Hari ini penulis bersama Jamaah Masjid Al Hibah Gresik, melakukan perjalanan Ziarah Waliyullah ke Bangil dan Pasuruan Jawa Timur, dilanjutkan Wisata ke Pantai Utama Raya Situbondo Jawa Timur.
Dipimpin oleh Ustadz Mohammad Abbas tiba di makam Mbah Ratu Ayu, pukul 08.00 WIB , kamu mengucapkan salam kepada Waliyullah dan melantunkan solawat dan dzikir tahlil untuk Waliyullah beserta kerabatnya yang ada kompleks makam Mbah Ratu Ayu.
Siapakah Mbah Ratu Ayu? yang memiliki nama asli Syarifah Khadijah putri dari Syarif Hidayatullah (Sunan Gunung Jati, salah satu walisongo).Â
Menurut cerita Ustad Mohammad Abbas, dimakamkannya Mbah Ratu Ayu Ibu di Bangil ini bermula ketika suatu saat putri Sunan Gunung Jati ini, mendadak dirundung rasa kangen yang begitu dalam kepada kedua putranya yang tengah belajar agama di pondok pesantren milik Mbah Soleh Semendi di daerah Winongan, yang tak lain adalah masih familinya.
Akhirnya berangkatlah beliau mengunjungi kedua putranya, Sayid Arif Basyaiban, Segoropuro dan Sayid Sulaiman Mojoagung yang belajar di pesantren di Winongan. Namun sepulang menjenguk kedua putranya tersebut, Mbah Ratu Ibu mendadak sakit saat di daerah Bangil dan akhirnya meninggal.Â
Setelah meninggal Syarifah Khadijah dimakamkan di pemakaman di daerah yang sekarang disebut dengan Wetan Alun karena memang letaknya di Wetan (Bahasa Jawa yang artinya Timur) dari alun-alun Bangil.

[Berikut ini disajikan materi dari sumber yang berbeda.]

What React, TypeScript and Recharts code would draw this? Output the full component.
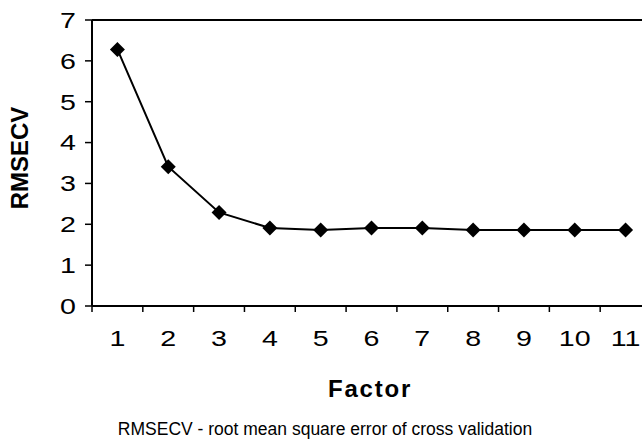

Melahirkan keturunan berupa ulama besar di Pasuruan tidaklah tercetak dengan sendirinya. Sebab, selain silsilah dari salah satu Wali Songo, suami Alhababah Syarifah Khodijah juga orang terhormat. Yakni, Habib Abdurrohman bin Umar Baasyaiban.Â
Di kalangan orang Jawa, Habib Abdurrahman lebih dikenal dengan sebutan Jaka Tingkir. Sayangnya, sejarah-sejarah Islam seperti ini, tidak banyak diwariskan buat cerita anak cucu kita. Di sekolah-sekolah, jarang sekali yang mengajarkan tentang sejarah Islam. Padahal ini sangat penting artinya.
Dikisahkan, "Pernah ada anak usia 12 tahun yang sejak lahir tidak bisa bicara. Tapi tiba-tiba bisa bicara setelah menghadiri haul Mbah Ratu Ibu ini, dan ini adalah salah satu karomah wali perempuan disini mas. Karena wali perempuan jarang, makanya karomahnya begitu hebat," ujar salah satu warga di sekitar makam.
Komplek ini terletak persis dibelakang rest area swadesi, diperikirakan berumur sudah ratusan tahun
tahun, sebelumnya komplek ini tak ada bedanya dengan komplek-komplek makam yang lain, hanya komplek makam biasa, suatu saat ada seorang kyai dari daerah Lawang Malang bernama Kyai Ba'bud mengunjungi komplek ini dan menemukan sebuah makam yaitu makam Syarifah Khadijah, Kyai Ba'bud mempercayai kalau makam ini bukan makam dari orang biasa atau lebih tepatnya seorang wali menurutnya, maka kemudian dibangun sebuah kijing (bangunan makam) dan dalam perkembangannya dibangunkan sebuah gedung untuk menandai komplek tersebut, dalam komplek ini terdapat beberapa makam diantaranya makam Syarifah Khadijah (Mbah Ratu Ayu/Ratu Ibu), Abdullah Bin Abdur Rahman, dan pembantunya, serta makam KH.Qosyim Muzammil, juga terdapat satu makam lagi yang terpisah dari bangunan ini, terletak di sebelah timurnya yaitu makam Habib Qosim Basyaiban.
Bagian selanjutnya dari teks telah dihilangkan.